PG&E crews at work in the desolate remains of the River fire, part of the Mendocino Complex fire that is now the largest forest fire in California history.
Photo by John Storey, courtesy of Local 1245.

“Working for a power company made me realize I made the best decision of my life,” Ayeta, a Ugandan immigrant, wrote on Facebook after getting his first job in the industry. “Every day’s something new, can’t wait to see what the future beholds.”

In the past week, as many as 20 fires at once have been raging throughout California, wind-whipped infernos that have exploded across nearly 1,500 square miles of forested land since fire season officially began in June. Experts fear the 2018 fire season could be even worse than 2017’s, the most destructive in state history.

A fire ecologist describing the scale of the Carr Fire alone told a reporter that “there aren’t enough people in the U.S. Army” to fight it. Currently, 14,000 firefighters from 17 states are battling to contain the fires; six firefighters have been killed.
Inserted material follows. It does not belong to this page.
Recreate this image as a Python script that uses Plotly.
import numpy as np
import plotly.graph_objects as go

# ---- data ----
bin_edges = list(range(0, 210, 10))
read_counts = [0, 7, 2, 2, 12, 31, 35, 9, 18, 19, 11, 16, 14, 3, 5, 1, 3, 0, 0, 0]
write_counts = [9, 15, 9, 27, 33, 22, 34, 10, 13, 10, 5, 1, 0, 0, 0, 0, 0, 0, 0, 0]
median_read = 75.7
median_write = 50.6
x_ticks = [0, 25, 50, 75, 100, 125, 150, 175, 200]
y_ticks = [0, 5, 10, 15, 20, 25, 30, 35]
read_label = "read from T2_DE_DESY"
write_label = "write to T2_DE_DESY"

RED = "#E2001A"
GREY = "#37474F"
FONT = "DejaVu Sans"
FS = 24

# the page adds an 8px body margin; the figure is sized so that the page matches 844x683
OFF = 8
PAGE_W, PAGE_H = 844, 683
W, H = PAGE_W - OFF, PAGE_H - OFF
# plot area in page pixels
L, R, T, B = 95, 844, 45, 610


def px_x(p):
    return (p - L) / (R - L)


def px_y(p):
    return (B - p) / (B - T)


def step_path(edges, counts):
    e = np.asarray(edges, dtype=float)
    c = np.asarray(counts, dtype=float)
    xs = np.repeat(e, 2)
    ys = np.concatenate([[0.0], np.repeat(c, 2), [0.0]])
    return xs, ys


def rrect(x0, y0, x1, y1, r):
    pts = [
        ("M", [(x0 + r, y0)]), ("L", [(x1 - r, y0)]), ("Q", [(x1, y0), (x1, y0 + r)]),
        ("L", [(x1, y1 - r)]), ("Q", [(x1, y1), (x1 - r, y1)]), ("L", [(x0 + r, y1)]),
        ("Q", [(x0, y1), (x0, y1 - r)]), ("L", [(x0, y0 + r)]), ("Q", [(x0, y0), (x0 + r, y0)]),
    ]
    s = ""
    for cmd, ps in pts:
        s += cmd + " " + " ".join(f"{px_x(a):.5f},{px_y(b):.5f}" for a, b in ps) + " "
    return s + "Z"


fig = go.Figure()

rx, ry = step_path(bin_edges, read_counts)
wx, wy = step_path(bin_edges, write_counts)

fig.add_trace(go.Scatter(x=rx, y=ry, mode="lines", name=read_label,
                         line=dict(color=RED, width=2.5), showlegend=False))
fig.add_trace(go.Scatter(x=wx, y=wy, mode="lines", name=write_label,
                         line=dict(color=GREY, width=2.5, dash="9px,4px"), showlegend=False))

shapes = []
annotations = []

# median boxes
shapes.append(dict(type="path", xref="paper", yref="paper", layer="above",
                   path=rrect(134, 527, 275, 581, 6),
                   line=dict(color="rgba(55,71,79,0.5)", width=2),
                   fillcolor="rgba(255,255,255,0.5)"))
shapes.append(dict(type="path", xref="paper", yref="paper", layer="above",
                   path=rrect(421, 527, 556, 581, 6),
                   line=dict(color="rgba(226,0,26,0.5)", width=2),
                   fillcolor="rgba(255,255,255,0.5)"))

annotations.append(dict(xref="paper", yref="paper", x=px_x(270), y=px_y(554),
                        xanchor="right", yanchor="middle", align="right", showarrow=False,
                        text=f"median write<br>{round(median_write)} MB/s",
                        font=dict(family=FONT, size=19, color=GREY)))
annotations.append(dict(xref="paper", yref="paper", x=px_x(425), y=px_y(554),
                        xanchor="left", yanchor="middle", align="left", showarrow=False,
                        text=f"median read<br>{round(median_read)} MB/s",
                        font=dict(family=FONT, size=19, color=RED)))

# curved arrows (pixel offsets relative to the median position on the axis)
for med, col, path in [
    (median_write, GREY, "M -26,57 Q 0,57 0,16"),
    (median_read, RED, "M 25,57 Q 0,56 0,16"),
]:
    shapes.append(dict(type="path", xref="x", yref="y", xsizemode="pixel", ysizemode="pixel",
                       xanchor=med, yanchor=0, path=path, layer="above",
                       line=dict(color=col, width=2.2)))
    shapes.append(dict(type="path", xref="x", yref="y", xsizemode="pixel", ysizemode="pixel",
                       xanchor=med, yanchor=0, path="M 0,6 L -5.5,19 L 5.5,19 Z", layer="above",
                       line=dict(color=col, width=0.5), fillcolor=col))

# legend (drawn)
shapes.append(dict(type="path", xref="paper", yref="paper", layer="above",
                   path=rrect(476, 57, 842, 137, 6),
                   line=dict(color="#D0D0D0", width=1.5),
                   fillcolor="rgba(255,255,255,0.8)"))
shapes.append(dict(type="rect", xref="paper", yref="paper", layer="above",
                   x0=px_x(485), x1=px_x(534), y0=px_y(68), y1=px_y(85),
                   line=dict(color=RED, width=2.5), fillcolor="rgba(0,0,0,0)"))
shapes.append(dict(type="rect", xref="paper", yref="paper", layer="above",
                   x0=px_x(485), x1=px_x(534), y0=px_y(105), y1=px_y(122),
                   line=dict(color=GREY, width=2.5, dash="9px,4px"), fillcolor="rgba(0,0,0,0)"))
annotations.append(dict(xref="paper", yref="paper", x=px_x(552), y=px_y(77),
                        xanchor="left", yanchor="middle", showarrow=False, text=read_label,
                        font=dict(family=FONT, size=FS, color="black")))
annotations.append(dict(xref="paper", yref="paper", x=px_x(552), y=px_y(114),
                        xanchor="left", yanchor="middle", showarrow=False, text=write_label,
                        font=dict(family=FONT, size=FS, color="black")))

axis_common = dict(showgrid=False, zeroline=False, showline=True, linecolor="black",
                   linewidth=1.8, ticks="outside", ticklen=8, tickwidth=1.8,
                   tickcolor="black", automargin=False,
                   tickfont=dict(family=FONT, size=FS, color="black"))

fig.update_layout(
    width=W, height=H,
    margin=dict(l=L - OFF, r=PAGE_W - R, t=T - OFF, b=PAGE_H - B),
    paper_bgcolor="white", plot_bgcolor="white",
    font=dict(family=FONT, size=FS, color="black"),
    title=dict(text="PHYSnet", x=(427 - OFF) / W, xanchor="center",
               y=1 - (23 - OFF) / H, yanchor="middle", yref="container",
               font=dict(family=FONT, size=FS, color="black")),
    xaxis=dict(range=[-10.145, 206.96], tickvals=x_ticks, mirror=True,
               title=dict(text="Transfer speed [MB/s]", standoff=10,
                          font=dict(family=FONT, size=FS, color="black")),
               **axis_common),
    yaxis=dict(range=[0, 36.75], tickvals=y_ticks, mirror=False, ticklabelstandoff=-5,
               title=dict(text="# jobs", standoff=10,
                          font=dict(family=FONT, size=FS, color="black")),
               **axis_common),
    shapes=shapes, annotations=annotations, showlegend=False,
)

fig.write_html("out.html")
Utility workers’ roles in fire recovery vary by employer. Local 340 members at signatory contractor Bullert Industrial Electric, for instance, have been bringing water treatment facilities back online so evacuated residents can return home.

About 20 Local 77 members from the Snohomish County PUD near Seattle spent a week at the Mendocino fires. “Our crews said that the best part was restoring power to folks - giving them one less thing they have to worry about,” the PUD tweeted upon the workers’ return.
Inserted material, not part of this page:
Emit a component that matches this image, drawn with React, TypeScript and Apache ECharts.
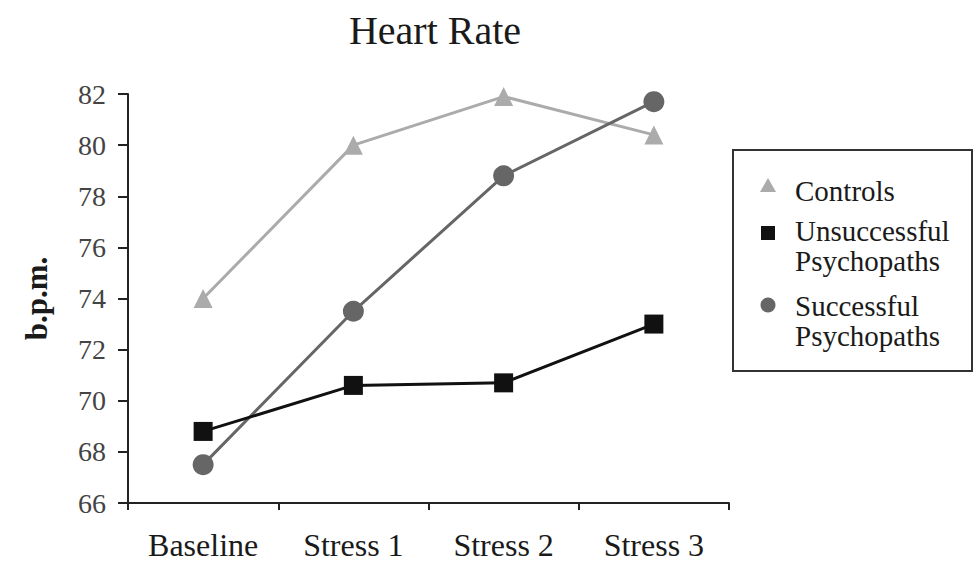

Local 1245 member Chris Pearson, who works as a PG&E troubleman, is in the thick of it, scheduling jobs, assigning crews and tracking their progress from the incident command center at the Mendocino fire, now the largest fire in California’s history.

“It’s quite the large-scale operation,” Pearson said, quoted in Utility Reporter, the local’s newsletter. “Geographically, it’s such a huge span, from one side [of the fire zone] to the other. The travel distance is definitely a challenge.

“Getting access into some of these locations has been tough, because the majority of this fire has been in remote areas,” he said. “Right-of-ways and access roads have been neglected, many are impassible, and we’re doing a lot of work with heavy equipment. It’s tough out there.”

On social media, Local 1245 and Local 465 have been sharing frequent updates and extraordinary photos from the fire zones.

In one Facebook post, “Mutual Aid Day 4,” 465 Business Manager Nate Fairman salutes members from the Imperial Irrigation District, saying they “are no stranger to tough conditions, temperatures in Imperial Valley have broken records this year reaching as high as 120 degrees! Thank you for sacrificing so much time away from your families to help those in need.”

Comments are full of gratitude and prayers for IBEW members, who will be making fire repairs for the foreseeable future.

As one woman commented below a batch of Local 1245 photos, “All of this hard, hot work and you can see another fire burning behind them.”